­čÄäAnlr4 and other parser generators­čîč

Dec 11, 2023

Back to 2023 Advent Calendar

Why a senior developer in 2024 must know about parser generators?

There are 2 primary use cases for parser generators:

  1. Create your own language/DSL for example, you can create a language for your business users to write business rules.
  2. Parse existing languages for example, you can parse a language like SQL and convert it to a different language like Elasticsearch DSL.

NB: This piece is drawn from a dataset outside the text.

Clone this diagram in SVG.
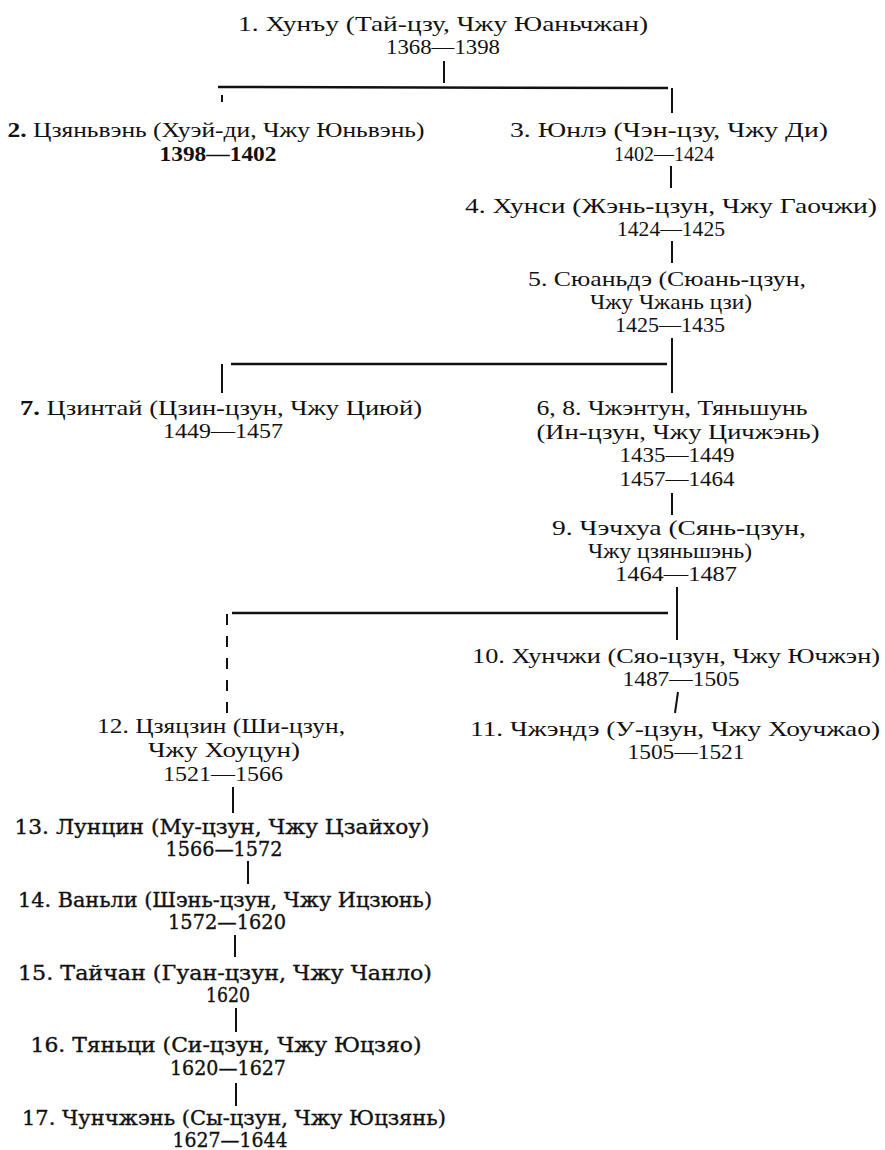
<svg xmlns="http://www.w3.org/2000/svg" width="885" height="1150" viewBox="0 0 885 1150">
  <style>
    text { fill: #111; text-anchor: middle; }
    .t { font-family: "Liberation Serif", "Times New Roman", serif; font-size: 22px; }
    .bd { font-weight: bold; }
    .w { font-family: "DejaVu Serif", "Liberation Serif", serif; font-size: 19.5px; stroke: #111; stroke-width: 0.35; }
    .ln { stroke: #111; stroke-width: 2; fill: none; }
    .hl { stroke: #111; stroke-width: 2.5; fill: none; }
    .dash { stroke: #111; stroke-width: 2; fill: none; stroke-dasharray: 11 11; }
  </style>
  <rect width="885" height="1150" fill="#fff"/>

  <!-- connectors -->
  <g id="connectors">
    <line class="ln" x1="444" y1="61" x2="444" y2="83"/>
    <line class="hl" x1="218" y1="87" x2="668" y2="88"/>
    <line class="ln" x1="222" y1="95" x2="222" y2="102" stroke-width="1"/>
    <line class="ln" x1="672" y1="88" x2="672" y2="113"/>
    <line class="ln" x1="671" y1="166" x2="671" y2="188"/>
    <line class="ln" x1="672" y1="241" x2="672" y2="263"/>
    <line class="ln" x1="672" y1="338" x2="672" y2="393"/>
    <line class="hl" x1="231" y1="364" x2="667" y2="364"/>
    <line class="ln" x1="222" y1="364" x2="222" y2="393"/>
    <line class="ln" x1="672" y1="493" x2="672" y2="515"/>
    <line class="ln" x1="677" y1="587" x2="677" y2="640"/>
    <line class="hl" x1="232" y1="613" x2="668" y2="613"/>
    <line class="dash" x1="227" y1="614" x2="227" y2="718"/>
    <line class="ln" x1="678" y1="692" x2="675" y2="713"/>
    <line class="ln" x1="233" y1="787" x2="233" y2="813" stroke-width="4"/>
    <line class="ln" x1="248" y1="861" x2="248" y2="884"/>
    <line class="ln" x1="235" y1="935" x2="235" y2="957"/>
    <line class="ln" x1="236" y1="1008" x2="236" y2="1032"/>
    <line class="ln" x1="236" y1="1083" x2="236" y2="1106"/>
  </g>

  <g id="n1">
    <text class="t" x="443" y="31" textLength="410" lengthAdjust="spacingAndGlyphs">1. Хунъу (Тай-цзу, Чжу Юаньчжан)</text>
    <text class="t" x="443" y="54" textLength="114" lengthAdjust="spacingAndGlyphs">1368—1398</text>
  </g>
  <g id="n2">
    <text class="t" x="216" y="137" textLength="417" lengthAdjust="spacingAndGlyphs"><tspan class="bd">2.</tspan> Цзяньвэнь (Хуэй-ди, Чжу Юньвэнь)</text>
    <text class="t bd" x="218" y="161" textLength="117" lengthAdjust="spacingAndGlyphs">1398—1402</text>
  </g>
  <g id="n3">
    <text class="t" x="669" y="137" textLength="318" lengthAdjust="spacingAndGlyphs">3. Юнлэ (Чэн-цзу, Чжу Ди)</text>
    <text class="t" x="664" y="161" textLength="100" lengthAdjust="spacingAndGlyphs">1402—1424</text>
  </g>
  <g id="n4">
    <text class="t" x="671" y="213" textLength="412" lengthAdjust="spacingAndGlyphs">4. Хунси (Жэнь-цзун, Чжу Гаочжи)</text>
    <text class="t" x="671" y="236" textLength="108" lengthAdjust="spacingAndGlyphs">1424—1425</text>
  </g>
  <g id="n5">
    <text class="t" x="667" y="286" textLength="278" lengthAdjust="spacingAndGlyphs">5. Сюаньдэ (Сюань-цзун,</text>
    <text class="t" x="671" y="309" textLength="162" lengthAdjust="spacingAndGlyphs">Чжу Чжань цзи)</text>
    <text class="t" x="670" y="332" textLength="110" lengthAdjust="spacingAndGlyphs">1425—1435</text>
  </g>
  <g id="n7">
    <text class="t" x="221" y="415" textLength="402" lengthAdjust="spacingAndGlyphs"><tspan class="bd">7.</tspan> Цзинтай (Цзин-цзун, Чжу Циюй)</text>
    <text class="t" x="223" y="438" textLength="120" lengthAdjust="spacingAndGlyphs">1449—1457</text>
  </g>
  <g id="n6-8">
    <text class="t" x="672" y="415" textLength="271" lengthAdjust="spacingAndGlyphs">6, 8. Чжэнтун, Тяньшунь</text>
    <text class="t" x="678" y="439" textLength="283" lengthAdjust="spacingAndGlyphs">(Ин-цзун, Чжу Цичжэнь)</text>
    <text class="t" x="677" y="462" textLength="115" lengthAdjust="spacingAndGlyphs">1435—1449</text>
    <text class="t" x="677" y="486" textLength="115" lengthAdjust="spacingAndGlyphs">1457—1464</text>
  </g>
  <g id="n9">
    <text class="t" x="679" y="535" textLength="254" lengthAdjust="spacingAndGlyphs">9. Чэчхуа (Сянь-цзун,</text>
    <text class="t" x="670" y="558" textLength="164" lengthAdjust="spacingAndGlyphs">Чжу цзяньшэнь)</text>
    <text class="t" x="676" y="581" textLength="122" lengthAdjust="spacingAndGlyphs">1464—1487</text>
  </g>
  <g id="n10">
    <text class="t" x="676" y="663" textLength="408" lengthAdjust="spacingAndGlyphs">10. Хунчжи (Сяо-цзун, Чжу Ючжэн)</text>
    <text class="t" x="681" y="686" textLength="117" lengthAdjust="spacingAndGlyphs">1487—1505</text>
  </g>
  <g id="n11">
    <text class="t" x="675" y="736" textLength="410" lengthAdjust="spacingAndGlyphs">11. Чжэндэ (У-цзун, Чжу Хоучжао)</text>
    <text class="t" x="686" y="759" textLength="117" lengthAdjust="spacingAndGlyphs">1505—1521</text>
  </g>
  <g id="n12">
    <text class="t" x="221" y="733" textLength="248" lengthAdjust="spacingAndGlyphs">12. Цзяцзин (Ши-цзун,</text>
    <text class="t" x="224" y="757" textLength="152" lengthAdjust="spacingAndGlyphs">Чжу Хоуцун)</text>
    <text class="t" x="223" y="781" textLength="120" lengthAdjust="spacingAndGlyphs">1521—1566</text>
  </g>
  <g id="n13">
    <text class="w" x="222" y="834" textLength="415" lengthAdjust="spacingAndGlyphs">13. Лунцин (Му-цзун, Чжу Цзайхоу)</text>
    <text class="w" x="224" y="856" textLength="117" lengthAdjust="spacingAndGlyphs">1566—1572</text>
  </g>
  <g id="n14">
    <text class="w" x="225" y="907" textLength="414" lengthAdjust="spacingAndGlyphs">14. Ваньли (Шэнь-цзун, Чжу Ицзюнь)</text>
    <text class="w" x="227" y="929" textLength="118" lengthAdjust="spacingAndGlyphs">1572—1620</text>
  </g>
  <g id="n15">
    <text class="w" x="225" y="980" textLength="414" lengthAdjust="spacingAndGlyphs">15. Тайчан (Гуан-цзун, Чжу Чанло)</text>
    <text class="w" x="228" y="1002" textLength="44" lengthAdjust="spacingAndGlyphs">1620</text>
  </g>
  <g id="n16">
    <text class="w" x="226" y="1052" textLength="391" lengthAdjust="spacingAndGlyphs">16. Тяньци (Си-цзун, Чжу Юцзяо)</text>
    <text class="w" x="228" y="1075" textLength="116" lengthAdjust="spacingAndGlyphs">1620—1627</text>
  </g>
  <g id="n17">
    <text class="w" x="234" y="1125" textLength="424" lengthAdjust="spacingAndGlyphs">17. Чунчжэнь (Сы-цзун, Чжу Юцзянь)</text>
    <text class="w" x="230" y="1147" textLength="115" lengthAdjust="spacingAndGlyphs">1627—1644</text>
  </g>
</svg>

How to use parser generators?

  1. First you create a grammar file that describes the language you want to parse. for example,
grammar CSV;

csvFile
    : hdr row+ EOF
    ;

hdr
    : row
    ;
...
  1. Then you generate a lexer and parser from the grammar file. for example, you can use Anlr4 to generate a lexer and parser in Java.
java -jar antlr-4.9.2-complete.jar CSV.g4
  1. Then you can use the generated lexer and parser to parse the language. for example, you can use the generated lexer and parser to parse a CSV file.
public static void main(String[] args) throws IOException {
    CSVLexer lexer = new CSVLexer(CharStreams.fromFileName("test.csv"));
    CommonTokenStream tokens = new CommonTokenStream(lexer);
    CSVParser parser = new CSVParser(tokens);
    ParseTree tree = parser.csvFile();
    System.out.println(tree.toStringTree(parser));
}
  1. generated code usually contains a visitor pattern that you can use to traverse the parse tree. for example, you can use the visitor pattern to convert a CSV file to JSON.
public class CSVToJsonVisitor ...
    @Override
    public String visitCsvFile(CSVParser.CsvFileContext ctx) {
        return visitChildren(ctx);
    }

    @Override
    public String visitRow(CSVParser.RowContext ctx) {
        ,,,
    }

    @Override
    public String visitField(CSVParser.FieldContext ctx) {
        ...
    }
}

Why can't I just use regular expressions?

Regular expressions are great for simple use cases, but they are not powerful enough to parse complex languages. For example, you can't use regular expressions to parse nested expressions like JSON or XML.